#### Source data ####

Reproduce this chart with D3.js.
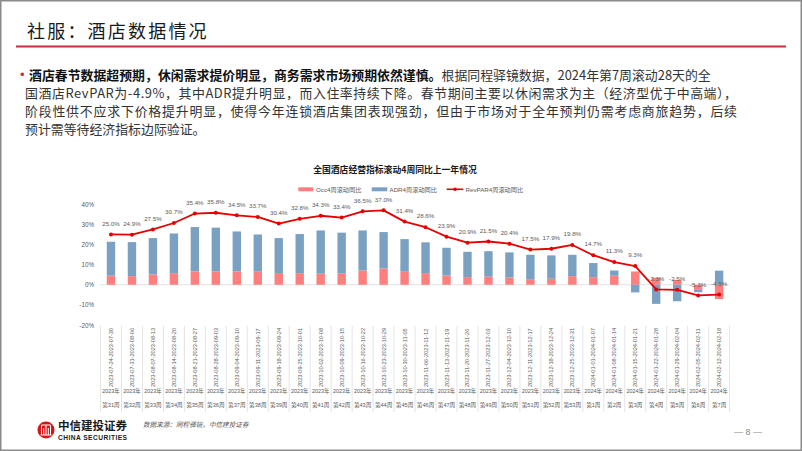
<!DOCTYPE html>
<html><head><meta charset="utf-8">
<script src="https://cdn.jsdelivr.net/npm/d3@7/dist/d3.min.js"></script>
<style>
html,body{margin:0;padding:0;background:#fff;}
svg{display:block;}
text{font-family:"Liberation Sans","Noto Sans CJK SC",sans-serif;}
.cjk{font-family:"Noto Sans CJK SC",sans-serif;}
</style></head>
<body>
<svg id="c" width="802" height="451"></svg>
<script>
const dates = ["2023-07-24-2023-07-30","2023-07-31-2023-08-06","2023-08-07-2023-08-13","2023-08-14-2023-08-20","2023-08-21-2023-08-27","2023-08-28-2023-09-03","2023-09-04-2023-09-10","2023-09-11-2023-09-17","2023-09-18-2023-09-24","2023-09-25-2023-10-01","2023-10-02-2023-10-08","2023-10-09-2023-10-15","2023-10-16-2023-10-22","2023-10-23-2023-10-29","2023-10-30-2023-11-05","2023-11-06-2023-11-12","2023-11-13-2023-11-19","2023-11-20-2023-11-26","2023-11-27-2023-12-03","2023-12-04-2023-12-10","2023-12-11-2023-12-17","2023-12-18-2023-12-24","2023-12-25-2023-12-31","2024-01-01-2024-01-07","2024-01-08-2024-01-14","2024-01-15-2024-01-21","2024-01-22-2024-01-28","2024-01-29-2024-02-04","2024-02-05-2024-02-11","2024-02-12-2024-02-18"];
const years = ["2023年","2023年","2023年","2023年","2023年","2023年","2023年","2023年","2023年","2023年","2023年","2023年","2023年","2023年","2023年","2023年","2023年","2023年","2023年","2023年","2023年","2023年","2023年","2024年","2024年","2024年","2024年","2024年","2024年","2024年"];
const weeks = ["第31周","第32周","第33周","第34周","第35周","第36周","第37周","第38周","第39周","第40周","第41周","第42周","第43周","第44周","第45周","第46周","第47周","第48周","第49周","第50周","第51周","第52周","第53周","第1周","第2周","第3周","第4周","第5周","第6周","第7周"];
const occ = [4.5,4.3,5.1,5.8,6.6,6.6,6.6,6.5,5.8,5.8,5.5,5.5,7.1,8.1,6.5,5.8,4.6,3.8,4.0,3.6,2.5,3.0,4.3,3.8,4.5,6.6,3.5,2.5,-2.2,-7.1];
const adr = [16.9,16.9,18.1,19.7,22.1,21.8,19.9,18.5,17.4,19.4,21.5,20.4,19.9,18.1,16.2,15.3,13.8,12.6,12.7,12.5,12.4,11.6,10.6,7.0,2.6,-3.8,-9.5,-8.2,-1.5,7.0];
const revpar = [25.0,24.9,27.5,30.7,35.4,35.8,34.5,33.7,30.4,32.8,34.3,33.4,36.5,37.0,31.4,28.6,23.9,20.9,21.5,20.4,17.5,17.9,19.8,14.7,11.3,9.3,-2.3,-2.5,-5.3,-4.9];
const yTicks = [-20,-10,0,10,20,30,40];
const seriesNames = ["Occ4周滚动同比","ADR4周滚动同比","RevPAR4周滚动同比"];
const pageTitle = "社服：酒店数据情况";
const chartTitle = "全国酒店经营指标滚动4周同比上一年情况";
const paraBold = "酒店春节数据超预期，休闲需求提价明显，商务需求市场预期依然谨慎。";
const paraLines = ["根据同程驿镜数据，2024年第7周滚动28天的全",
 "国酒店RevPAR为-4.9%，其中ADR提升明显，而入住率持续下降。春节期间主要以休闲需求为主（经济型优于中高端），",
 "阶段性供不应求下价格提升明显，使得今年连锁酒店集团表现强劲，但由于市场对于全年预判仍需考虑商旅趋势，后续",
 "预计需等待经济指标边际验证。"];

const svg = d3.select("#c");
const C_OCC = "#FF7F7F", C_ADR = "#7BA1C2", C_REV = "#E60000", C_TXT = "#595959";

// frame
svg.append("rect").attr("x",0.75).attr("y",0.75).attr("width",800.5).attr("height",449.5)
  .attr("fill","none").attr("stroke","#8a8a8a").attr("stroke-width",1.5);

// page title
svg.append("text").attr("class","cjk").attr("x",27).attr("y",38).attr("font-size",18)
  .attr("letter-spacing",2.2).attr("fill","#1a1a1a").text(pageTitle);
svg.append("line").attr("x1",16).attr("x2",786).attr("y1",46.5).attr("y2",46.5)
  .attr("stroke","#C0303F").attr("stroke-width",2);

// paragraph (justified lines)
svg.append("text").attr("x",20).attr("y",79).attr("fill","#C0303F").attr("font-size",13).text("•");
const p1 = svg.append("text").attr("class","cjk").attr("x",29).attr("y",79.5).attr("font-size",12.9);
p1.append("tspan").attr("font-weight","bold").attr("fill","#111").text(paraBold);
p1.append("tspan").attr("fill","#333").text(paraLines[0]);
[1,2,3].forEach((i)=>{
  const t = svg.append("text").attr("class","cjk").attr("x",25).attr("y",79.5+18.2*i).attr("font-size",12.9)
   .attr("fill","#333").text(paraLines[i]);
  if(i<3) t.attr("textLength",712).attr("lengthAdjust","spacing");
});

// chart
const x = d3.scaleBand().domain(d3.range(dates.length)).range([100.5,729.6]).paddingInner(0).paddingOuter(0);
const y = d3.scaleLinear().domain([-20,40]).range([325,204.3]);
const bw = 8.4;

svg.append("text").attr("class","cjk").attr("x",395).attr("y",173).attr("text-anchor","middle")
  .attr("font-size",8.8).attr("font-weight","bold").attr("fill","#1a1a1a").text(chartTitle);

// legend
const lg = svg.append("g").attr("font-size",6.2).attr("fill",C_TXT);
lg.append("rect").attr("x",298.3).attr("y",187.3).attr("width",15).attr("height",4).attr("fill",C_OCC);
lg.append("text").attr("x",316).attr("y",191.5).text(seriesNames[0]);
lg.append("rect").attr("x",371.7).attr("y",187.3).attr("width",15.6).attr("height",4).attr("fill",C_ADR);
lg.append("text").attr("x",389.5).attr("y",191.5).text(seriesNames[1]);
lg.append("line").attr("x1",446.7).attr("x2",463.3).attr("y1",189.3).attr("y2",189.3).attr("stroke",C_REV).attr("stroke-width",1.6);
lg.append("circle").attr("cx",455).attr("cy",189.3).attr("r",1.8).attr("fill",C_REV);
lg.append("text").attr("x",465.5).attr("y",191.5).text(seriesNames[2]);

// y axis labels
const ya = d3.axisLeft(y).tickValues(yTicks).tickFormat(d=>d+"%").tickSize(0).tickPadding(0);
const yg = svg.append("g").attr("transform","translate(94,0)").call(ya);
yg.select(".domain").remove();
yg.selectAll("text").attr("font-size",6.3).attr("fill",C_TXT).attr("font-family","Liberation Sans, sans-serif");

// zero line
svg.append("line").attr("x1",100.5).attr("x2",729.6).attr("y1",y(0)).attr("y2",y(0)).attr("stroke","#D9D9D9").attr("stroke-width",0.8);

// bars stacked
const stacks = dates.map((d,i)=>{
  let pos=0, neg=0; const out=[];
  [[occ[i],C_OCC],[adr[i],C_ADR]].forEach(([v,c])=>{
    if(v>=0){ out.push({y0:pos,y1:pos+v,c}); pos+=v; }
    else { out.push({y0:neg,y1:neg+v,c}); neg+=v; }
  });
  return out.map(o=>Object.assign(o,{i}));
});
svg.append("g").selectAll("rect").data(stacks.flat()).join("rect")
  .attr("x",d=>x(d.i)+x.bandwidth()/2-bw/2).attr("width",bw)
  .attr("y",d=>y(Math.max(d.y0,d.y1))).attr("height",d=>Math.abs(y(d.y0)-y(d.y1)))
  .attr("fill",d=>d.c);

// line
const cx = i=>x(i)+x.bandwidth()/2;
svg.append("path").datum(revpar).attr("fill","none").attr("stroke",C_REV).attr("stroke-width",1.8)
  .attr("stroke-linejoin","round")
  .attr("d",d3.line().x((d,i)=>cx(i)).y(d=>y(d)));
svg.append("g").selectAll("circle").data(revpar).join("circle")
  .attr("cx",(d,i)=>cx(i)).attr("cy",d=>y(d)).attr("r",2).attr("fill",C_REV);
svg.append("g").selectAll("text").data(revpar).join("text")
  .attr("x",(d,i)=>cx(i)).attr("y",d=>y(d)-8.8).attr("text-anchor","middle")
  .attr("font-size",6.2).attr("fill",C_TXT).text(d=>d.toFixed(1)+"%");

// category axis (multi-level)
const bounds = d3.range(dates.length+1).map(i=> i<dates.length ? x(i) : x(dates.length-1)+x.bandwidth());
svg.append("g").selectAll("line").data(bounds).join("line")
  .attr("x1",d=>d).attr("x2",d=>d).attr("y1",326).attr("y2",412)
  .attr("stroke","#D9D9D9").attr("stroke-width",0.7);
svg.append("g").selectAll("text").data(dates).join("text")
  .attr("transform",(d,i)=>`translate(${cx(i)+2},387) rotate(-90)`)
  .attr("font-size",5.6).attr("fill",C_TXT).text(d=>d);
svg.append("g").selectAll("text").data(years).join("text")
  .attr("x",(d,i)=>cx(i)).attr("y",393).attr("text-anchor","middle")
  .attr("font-size",5.4).attr("fill",C_TXT).text(d=>d);
svg.append("g").selectAll("text").data(weeks).join("text")
  .attr("x",(d,i)=>cx(i)).attr("y",406.5).attr("text-anchor","middle")
  .attr("font-size",5.6).attr("fill",C_TXT).text(d=>d);

// footer logo
const lgo = svg.append("g");
lgo.append("circle").attr("cx",46).attr("cy",430).attr("r",8.5).attr("fill","#D7141A");
lgo.append("path").attr("d","M41.5,425 h9 M41.5,425 v10 M50.5,425 v10 M46,425 v10 M43.7,428 v7 M48.3,428 v7 M40.5,435 h11")
  .attr("stroke","#fff").attr("stroke-width",1).attr("fill","none");
lgo.append("text").attr("class","cjk").attr("x",58).attr("y",430).attr("font-size",11.5).attr("font-weight","bold").attr("fill","#1a1a1a").text("中信建投证券");
lgo.append("text").attr("x",58).attr("y",439.5).attr("font-size",6.6).attr("font-weight","bold").attr("fill","#1a1a1a").attr("textLength",69).text("CHINA SECURITIES");
svg.append("text").attr("class","cjk").attr("x",143).attr("y",427).attr("font-size",6.6).attr("font-style","italic")
  .attr("fill","#555").text("数据来源：同程驿镜，中信建投证券");
svg.append("text").attr("x",748).attr("y",434.5).attr("text-anchor","middle").attr("font-size",9).attr("fill","#888").text("— 8 —");
</script>
</body></html>
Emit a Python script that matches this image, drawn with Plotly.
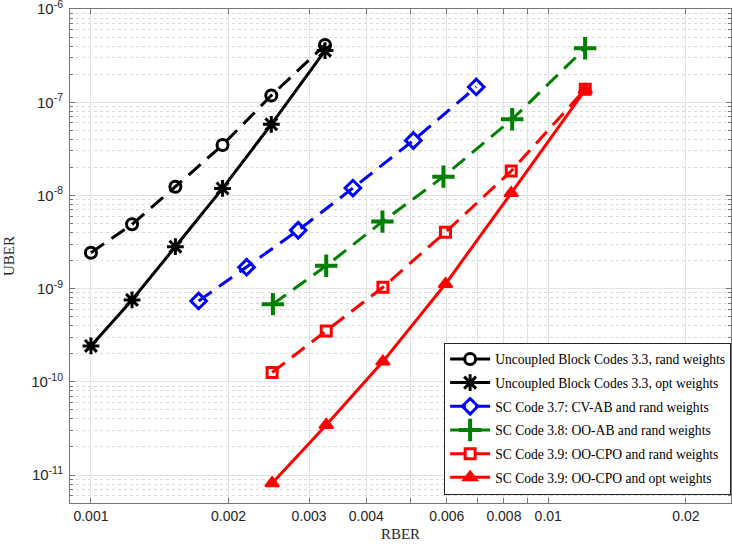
import numpy as np
import plotly.graph_objects as go

# ---- data ----
rber_uncoupled = [0.001, 0.00123, 0.00153, 0.00194, 0.00248, 0.00325]
uber_unc_rand = [2.43e-9, 4.9e-9, 1.24e-8, 3.48e-8, 1.18e-7, 4.12e-7]
uber_unc_opt = [2.43e-10, 7.57e-10, 2.82e-9, 1.19e-8, 5.8e-8, 3.58e-7]

rber_cvab = [0.00172, 0.00219, 0.00284, 0.00374, 0.00507, 0.00696]
uber_cvab = [7.38e-10, 1.70e-9, 4.23e-9, 1.20e-8, 3.89e-8, 1.46e-7]

rber_ooab = [0.00250, 0.00327, 0.00434, 0.0059, 0.00834, 0.01204]
uber_ooab = [6.82e-10, 1.76e-9, 5.24e-9, 1.59e-8, 6.57e-8, 3.80e-7]

rber_oocpo = [0.00249, 0.00327, 0.00435, 0.00596, 0.0083, 0.01205]
uber_oocpo_rand = [1.26e-10, 3.52e-10, 1.035e-9, 4.03e-9, 1.83e-8, 1.38e-7]
uber_oocpo_opt = [8.17e-12, 3.45e-11, 1.65e-10, 1.12e-9, 1.06e-8, 1.36e-7]

names = [
    "Uncoupled Block Codes 3.3, rand weights",
    "Uncoupled Block Codes 3.3, opt weights",
    "SC Code 3.7: CV-AB and rand weights",
    "SC Code 3.8: OO-AB and rand weights",
    "SC Code 3.9: OO-CPO and rand weights",
    "SC Code 3.9: OO-CPO and opt weights",
]

x_tickvals = [0.001, 0.002, 0.003, 0.004, 0.005, 0.006, 0.007, 0.008, 0.009, 0.01, 0.02]
x_ticktext = ["0.001", "0.002", "0.003", "0.004", "", "0.006", "", "0.008", "", "0.01", "0.02"]
y_tickvals = [1e-11, 1e-10, 1e-9, 1e-8, 1e-7, 1e-6]
y_ticktext = ["10<sup>-11</sup>", "10<sup>-10</sup>", "10<sup>-9</sup>",
              "10<sup>-8</sup>", "10<sup>-7</sup>", "10<sup>-6</sup>"]

DASH = "16px,9px"
series = [
    (rber_uncoupled, uber_unc_rand, names[0], "black", DASH, "circle-open", 11, 3),
    (rber_uncoupled, uber_unc_opt, names[1], "black", "solid", "asterisk-open", 14, 3),
    (rber_cvab, uber_cvab, names[2], "#0000ff", DASH, "diamond-open", 12, 3),
    (rber_ooab, uber_ooab, names[3], "#008000", DASH, "cross-thin-open", 16, 4),
    (rber_oocpo, uber_oocpo_rand, names[4], "#ff0000", DASH, "square-open", 10, 3),
    (rber_oocpo, uber_oocpo_opt, names[5], "#ff0000", "solid", "triangle-up", 12, 2),
]

fig = go.Figure()
for i, (xs, ys, nm, col, dash, sym, sz, mlw) in enumerate(series):
    fig.add_trace(go.Scatter(
        x=xs, y=ys, name=nm, mode="lines+markers", legendgroup=f"g{i}",
        line=dict(color=col, width=3, dash=dash),
        marker=dict(symbol=sym, size=sz, color=col, line=dict(color=col, width=mlw)),
    ))

y_minor = [k * 10.0 ** n for n in range(-12, -6) for k in range(2, 10)]

fig.update_layout(
    width=732, height=547,
    margin=dict(l=70, r=1, t=9, b=44),
    paper_bgcolor="white", plot_bgcolor="white",
    font=dict(family="Liberation Sans, Arial, sans-serif", size=14, color="#262626"),
    showlegend=True,
    legend=dict(
        x=0.566, y=0.017, xanchor="left", yanchor="bottom",
        bgcolor="white", bordercolor="#262626", borderwidth=1,
        font=dict(family="Liberation Serif, Times New Roman, serif", size=13.6, color="#000"),
        traceorder="grouped", tracegroupgap=3, itemwidth=40,
    ),
)
fig.update_xaxes(
    type="log", range=[np.log10(0.0009), np.log10(0.0251)], automargin=False,
    tickvals=x_tickvals, ticktext=x_ticktext,
    ticks="inside", ticklen=5, tickcolor="#777",
    showline=True, linecolor="#777", linewidth=1, mirror="ticks",
    showgrid=True, gridcolor="#e3e3e3", gridwidth=1, zeroline=False,
    tickfont=dict(size=14, color="#262626"),
    title=dict(text="RBER", standoff=5,
               font=dict(family="Liberation Serif, Times New Roman, serif", size=15, color="#262626")),
)
fig.update_yaxes(
    type="log", range=[-11.3, -5.9995], automargin=False,
    tickvals=y_tickvals, ticktext=y_ticktext, ticklabeloverflow="allow",
    ticks="inside", ticklen=5, tickcolor="#777", ticklabelstandoff=3,
    showline=True, linecolor="#777", linewidth=1, mirror="ticks",
    showgrid=True, gridcolor="#e3e3e3", gridwidth=1, zeroline=False,
    tickfont=dict(size=15, color="#262626"),
    minor=dict(tickvals=y_minor, ticks="inside", ticklen=3, tickcolor="#777",
               showgrid=True, gridcolor="#d9d9d9", griddash="dot", gridwidth=1),
    title=dict(text="UBER", standoff=12,
               font=dict(family="Liberation Serif, Times New Roman, serif", size=15, color="#262626")),
)

fig.write_html("out.html", config={"displayModeBar": False},
               post_script="document.body.style.margin='0';document.body.style.overflow='hidden';")
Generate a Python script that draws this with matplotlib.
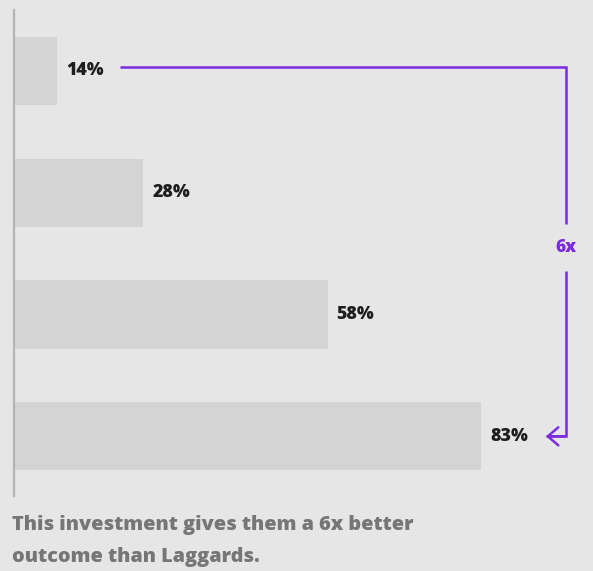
import matplotlib.pyplot as plt
from matplotlib.lines import Line2D

# Share of respondents per group (top to bottom)
groups = ["Laggards", "Group 2", "Group 3", "Leaders"]
shares = [14, 28, 58, 83]
labels = [f"{v}%" for v in shares]
ratio_label = "6x"
caption = ["This investment gives them a 6x better",
           "outcome than Laggards."]

BG = "#e6e6e6"
BAR = "#d4d4d4"
PURPLE = "#7b2be0"
W, H = 593, 571

plt.rcParams["font.family"] = ["Open Sans", "DejaVu Sans"]

fig = plt.figure(figsize=(W / 100, H / 100), dpi=100, facecolor=BG)
ax = fig.add_axes([14 / W, 75 / H, 579 / W, 486 / H], facecolor=BG)

ypos = list(range(len(shares)))
ax.barh(ypos, shares, height=0.56, color=BAR, left=0)
ax.set_xlim(7, 7 + 579 / 6.15)
ax.set_ylim(3.49, -0.5)

for s in ["top", "right", "bottom"]:
    ax.spines[s].set_visible(False)
ax.spines["left"].set_color("#b5b5b5")
ax.spines["left"].set_linewidth(1.6)
ax.set_xticks([])
ax.set_yticks([])

for y, v, lab in zip(ypos, shares, labels):
    ax.annotate(lab, (v, y), xytext=(6.5, 0), textcoords="offset points",
                ha="left", va="center", fontsize=12.8, fontweight="heavy",
                color="#1e1e1e")

# bracket from the first bar to the last one
bx = 96.8
y_top, y_bot = ypos[0] - 0.03, ypos[-1]
x_start = shares[0] + 10.2
x_end = shares[-1] + 10.5
lw = 1.8
ax.add_line(Line2D([x_start, bx, bx], [y_top, y_top, 1.26], color=PURPLE, lw=lw,
                   solid_capstyle="butt", solid_joinstyle="miter"))
ax.add_line(Line2D([bx, bx, x_end], [1.64, y_bot, y_bot], color=PURPLE, lw=lw,
                   solid_capstyle="butt", solid_joinstyle="miter"))
ax.annotate("", xy=(x_end, y_bot), xytext=(x_end + 3, y_bot),
            arrowprops=dict(arrowstyle="->,head_length=0.75,head_width=0.65",
                            color=PURPLE, lw=lw, shrinkA=0, shrinkB=0))
ax.text(bx, 1.45, ratio_label, ha="center", va="center", fontsize=12.5,
        fontweight="heavy", color=PURPLE)

for i, line in enumerate(caption):
    fig.text(12 / W, 1 - (525 + 32 * i) / H, line, ha="left", va="center",
             fontsize=14.3, fontweight="heavy", color="#767676")

fig.savefig("out.png", dpi=100, facecolor=BG)
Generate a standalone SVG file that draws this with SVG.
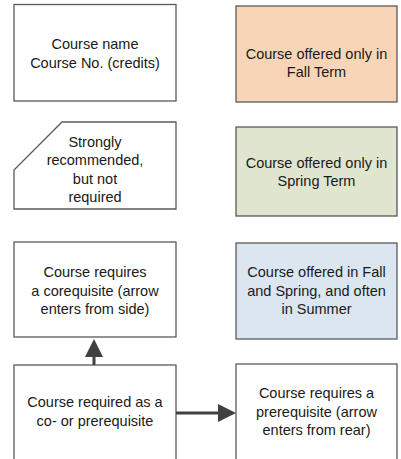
<svg xmlns="http://www.w3.org/2000/svg" width="401" height="459" viewBox="0 0 401 459">
<style>
.box{stroke:#5a5a5a;stroke-width:1.3;fill:#ffffff}
.fall{fill:#f9d5b7}
.spring{fill:#e0e5cf}
.both{fill:#dce6f0}
text{font-family:"Liberation Sans",Arial,sans-serif;font-size:14.5px;fill:#1a1a1a;text-anchor:middle}
.conn{stroke:#404040;stroke-width:3;fill:none}
.head{fill:#404040}
</style>
<rect width="401" height="459" fill="#ffffff"/>
<g id="course-legend">
<rect class="box" x="14" y="4.5" width="162" height="96.5"/>
<text x="95" y="49">Course name</text>
<text x="95" y="68">Course No. (credits)</text>
</g>
<g id="fall-term">
<rect class="box fall" x="236" y="6" width="161" height="96"/>
<text x="316.5" y="59">Course offered only in</text>
<text x="316.5" y="77">Fall Term</text>
</g>
<g id="strongly-recommended">
<path class="box" d="M62,122 H176 V209 H14 V170 Z"/>
<text x="95" y="147">Strongly</text>
<text x="95" y="165">recommended,</text>
<text x="95" y="184">but not</text>
<text x="95" y="202">required</text>
</g>
<g id="spring-term">
<rect class="box spring" x="236" y="127" width="161" height="89"/>
<text x="316.5" y="168">Course offered only in</text>
<text x="316.5" y="186">Spring Term</text>
</g>
<g id="corequisite">
<rect class="box" x="14" y="242" width="162" height="95"/>
<text x="95" y="277">Course requires</text>
<text x="95" y="296">a corequisite (arrow</text>
<text x="95" y="314">enters from side)</text>
</g>
<g id="fall-spring-summer">
<rect class="box both" x="236" y="243" width="161" height="96"/>
<text x="316.5" y="277">Course offered in Fall</text>
<text x="316.5" y="296">and Spring, and often</text>
<text x="316.5" y="314">in Summer</text>
</g>
<g id="required-co-pre">
<rect class="box" x="14" y="365" width="162" height="110"/>
<text x="95" y="407">Course required as a</text>
<text x="95" y="426">co- or prerequisite</text>
</g>
<g id="prerequisite">
<rect class="box" x="236" y="364" width="161" height="110"/>
<text x="316.5" y="398">Course requires a</text>
<text x="316.5" y="417">prerequisite (arrow</text>
<text x="316.5" y="435">enters from rear)</text>
</g>
<g id="connectors">
<line class="conn" x1="94" y1="365" x2="94" y2="356"/>
<polygon class="head" points="85,357 103,357 94,339"/>
<line class="conn" x1="176" y1="413" x2="219" y2="413"/>
<polygon class="head" points="218,404 218,422 236,413"/>
</g>
</svg>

####

**Instruction**
Reproduce the lines above starting at the one with "Generate a Python" and ending at the one with "ax.set_ylim(3.49, -0.5)", both included, exactly and with no pictures.

**Exercise output**
Generate a Python script that draws this with matplotlib.
import matplotlib.pyplot as plt
from matplotlib.lines import Line2D

# Share of respondents per group (top to bottom)
groups = ["Laggards", "Group 2", "Group 3", "Leaders"]
shares = [14, 28, 58, 83]
labels = [f"{v}%" for v in shares]
ratio_label = "6x"
caption = ["This investment gives them a 6x better",
           "outcome than Laggards."]

BG = "#e6e6e6"
BAR = "#d4d4d4"
PURPLE = "#7b2be0"
W, H = 593, 571

plt.rcParams["font.family"] = ["Open Sans", "DejaVu Sans"]

fig = plt.figure(figsize=(W / 100, H / 100), dpi=100, facecolor=BG)
ax = fig.add_axes([14 / W, 75 / H, 579 / W, 486 / H], facecolor=BG)

ypos = list(range(len(shares)))
ax.barh(ypos, shares, height=0.56, color=BAR, left=0)
ax.set_xlim(7, 7 + 579 / 6.15)
ax.set_ylim(3.49, -0.5)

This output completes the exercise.